Tuesday, October 28, 2008

Los reyes filosofos de la FED

Brad Delong comenta la causa de la crisis:

"The current financial crisis has its roots in Greenspan's decision to keep interest rates very low in 2002 and 2003 to head off the danger of a deflation-induced double-dip recession, and his subsequent decision that the costs of cleaning up after a housing bubble were likely to be less than the costs of the high unemployment that would be generated by a preemptive attempt to pop a housing-speculation bubble. Two years ago, I would have said that Greenspan's judgment here was correct. Six months ago, I would have said that his judgment was probably correct. Today -- in the middle of the largest nationalizations in history -- I can no longer state that Greenspan made the right calls with respect to the level of interest rates and the housing bubble in the 2000s."


El articulo tambien resume la historia de la banca central y la economía política de la FED vs congreso vs ejecutivo en Estados Unidos.Lo extraño es que no veo llamados a cuestionar los poderes de la banca central. Solo piden mas regulación para los bancos, mientras reconocen que la causa estuvo en las acciones de la FED!

Que la banca central debe tener mucho poder se ha convertido en un tabú incuestionable. Y esta crisis parece que no va a cambiar eso.

Esta es la introducción al articulo:

"Ben Bernanke is the closest thing to a central economic planner the United States has ever had. He bestrides our narrow economic world like a colossus. Unelected (he was appointed by President George W. Bush and confirmed by an overwhelming majority in the Senate) and unaccountable (unless the Congress decides that it wishes to amend the Federal Reserve Act and take the blame for whatever else goes wrong with the economy), he is responsible only to his conscience -- and his open-market committee of himself, the other six governors of the Federal Reserve Board, and the 12 presidents of the regional Federal Reserve banks. The fate of the economy in the next administration depends far less on the president than on this moral-philosopher-prince to whose judgment we have entrusted a remarkable share of control over our destiny.

How did an ivory-tower academic whose specialty is the details of the Great Depression get to this position? What does he do all day? How did so much power come to rest in a single institution, a single individual? The current system is the product of a century and a half of evolution in the role of a central bank, on both sides of the Atlantic, through a series of accidents and crises. For a generation, the idea of social democracy -- with government ownership, control, and regulation of at least the "commanding heights" of the economy -- has been in retreat. But in the middle of this market economy is an immense island of central planning: the Federal Reserve.

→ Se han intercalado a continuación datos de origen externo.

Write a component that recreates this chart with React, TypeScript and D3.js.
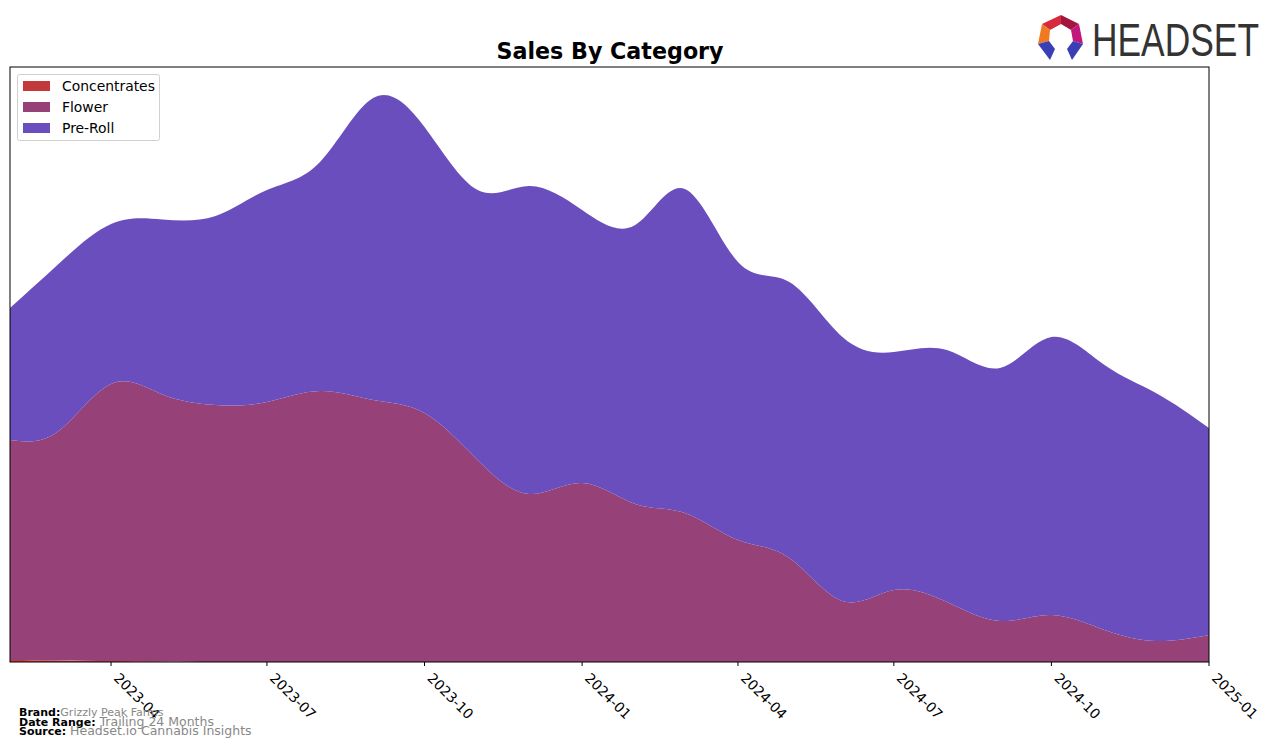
import React from "react";
import * as d3 from "d3";

const months: string[] = [
  "2023-02","2023-03","2023-04","2023-05","2023-06","2023-07","2023-08","2023-09","2023-10","2023-11","2023-12",
  "2024-01","2024-02","2024-03","2024-04","2024-05","2024-06","2024-07","2024-08","2024-09","2024-10","2024-11","2024-12",
  "2025-01",
];
const concentrates: number[] = [2, 1.5, 1, 0.5, 0, 0, 0, 0, 0, 0, 0, 0, 0, 0, 0, 0, 0, 0, 0, 0, 0, 0, 0, 0];
const flower: number[] = [220, 229, 277, 267, 257, 260, 271, 262, 249, 202, 168, 179, 158, 149, 122, 104, 61, 72, 60, 41, 47, 32, 21, 27];
const preRoll: number[] = [132, 167, 160, 175, 189, 212, 229, 302, 286, 270, 308, 273, 279, 324, 278, 276, 264, 238, 252, 253, 278, 265, 248, 207];
const tickLabels: string[] = ["2023-04","2023-07","2023-10","2024-01","2024-04","2024-07","2024-10","2025-01"];
const seriesNames: string[] = ["Concentrates", "Flower", "Pre-Roll"];
const seriesColors: string[] = ["#c3393b", "#964279", "#6a4ebd"];

const W = 1276, H = 748;
const M = { left: 10, right: 1209, top: 67, bottom: 662 };

export default function App() {
  const parse = d3.utcParse("%Y-%m");
  const rows = months.map((m, i) => ({
    date: parse(m) as Date,
    Concentrates: concentrates[i],
    Flower: flower[i],
    "Pre-Roll": preRoll[i],
  }));
  const x = d3.scaleUtc()
    .domain([parse(months[0]) as Date, parse(months[months.length - 1]) as Date])
    .range([M.left, M.right]);
  const y = d3.scaleLinear().domain([0, 595]).range([M.bottom, M.top]);
  const stack = d3.stack<any>().keys(seriesNames);
  const layers = stack(rows);
  const area = d3.area<any>()
    .x((d) => x(d.data.date))
    .y0((d) => y(d[0]))
    .y1((d) => y(d[1]))
    .curve(d3.curveNatural);
  const ticks = tickLabels.map((t) => parse(t) as Date);
  const font = "DejaVu Sans, sans-serif";

  return (
    <svg width={W} height={H} style={{ position: "absolute", left: 0, top: 0, background: "#fff" }} fontFamily={font}>
      <rect x={0} y={0} width={W} height={H} fill="#fff" />
      <defs>
        <clipPath id="plotClip">
          <rect x={M.left} y={M.top} width={M.right - M.left} height={M.bottom - M.top} />
        </clipPath>
      </defs>
      <g clipPath="url(#plotClip)">
        {layers.map((l, i) => (
          <path key={i} d={area(l) || ""} fill={seriesColors[i]} />
        ))}
      </g>
      <rect x={M.left} y={M.top} width={M.right - M.left} height={M.bottom - M.top} fill="none" stroke="#000" strokeWidth={1} />
      {ticks.map((t, i) => {
        const tx = x(t);
        return (
          <g key={i}>
            <line x1={tx} x2={tx} y1={M.bottom} y2={M.bottom + 4} stroke="#000" />
            <text x={0} y={0} fontSize={13.9} fill="#000" transform={`translate(${tx + 2},${M.bottom + 17}) rotate(45)`}>{tickLabels[i]}</text>
          </g>
        );
      })}
      <text x={610} y={59} textAnchor="middle" fontSize={22.2} fontWeight="bold">Sales By Category</text>
      <g>
        <rect x={17.5} y={74.5} width={142} height={66} fill="#fff" stroke="#d0d0d0" rx={2} />
        {seriesNames.map((n, i) => (
          <g key={n}>
            <rect x={23} y={81 + i * 21} width={27} height={10} fill={seriesColors[i]} />
            <text x={62} y={91 + i * 21} fontSize={13.9}>{n}</text>
          </g>
        ))}
      </g>
      <g fontSize={11}>
        <text x={19} y={716}><tspan fontWeight="bold">Brand:</tspan><tspan fill="#888" fontSize={11}>Grizzly Peak Farms</tspan></text>
        <text x={19} y={726}><tspan fontWeight="bold">Date Range:</tspan><tspan fill="#888" fontSize={12.5}> Trailing 24 Months</tspan></text>
        <text x={19} y={735}><tspan fontWeight="bold">Source:</tspan><tspan fill="#888" fontSize={12.5}> Headset.io Cannabis Insights</tspan></text>
      </g>
      <g>
        <polygon points="1042,24 1061,15 1061,24 1050,30" fill="#d62b3c" />
        <polygon points="1061,15 1079,24 1071,30 1061,24" fill="#a3153f" />
        <polygon points="1042,24 1050,30 1049,41 1038,44" fill="#f07a22" />
        <polygon points="1079,24 1083,44 1073,41 1071,30" fill="#c2177d" />
        <polygon points="1038,44 1049,41 1055,49 1050,60" fill="#3b3fb5" />
        <polygon points="1083,44 1073,41 1067,49 1072,60" fill="#3b3fb5" />
        <text x={1092} y={56} fontSize={46} fill="#333" textLength={167} lengthAdjust="spacingAndGlyphs" fontFamily="Liberation Sans, Arial, sans-serif">HEADSET</text>
      </g>
    </svg>
  );
}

In normal times, the Fed -- not the market -- decides what the short-term interest rate is. The interest rate is perhaps the key price in the economy. It is the price at which we trade wealth in the present for wealth in the future. When the interest rate is low, our focus is on the future: Businesses and consumers borrow and invest. When the interest rate is high, our focus is on the present because distant-future promises of cash are not worth very much in today's dollars. You might think that if there were ever a decision we would leave to the market and the aggregated preferences of millions of individuals, it would be the terms on which we trade present comfort off for future wealth. But we don't. We leave that decision to the discretion of the philosopher-prince Bernanke and his committee. And in extraordinary moments like the September Wall Street crisis, when the flow of funds through financial markets dries up, we leave the decisions of which banks to nationalize, which to close down, which to forcibly merge, and which to rescue and on what terms to our financial overlords in the Eccles Building on the National Mall."

Vale la pena mencionar que Delong es democrata, trabajo en la administración Clinton y se considera de centro o centro-izquierda. Su articulo no corresponde a la típica visión libertaria, pero estada carga del realismo político que le falta, diría yo, a la mayoría de economistas.

Termina con este parrafo:"Cicero said that the problem with his political ally Cato was that he thought they lived in the Republic of Plato while they really lived in the Sewer of Romulus. It is either our curse or our blessing that we live in the Republic of the Central Banker."

Creo que los modelos de algunos economistas seguro tambien funcionarían bien en la republica de Platón, el sistema de los filosofos reyes que planifican la sociedad.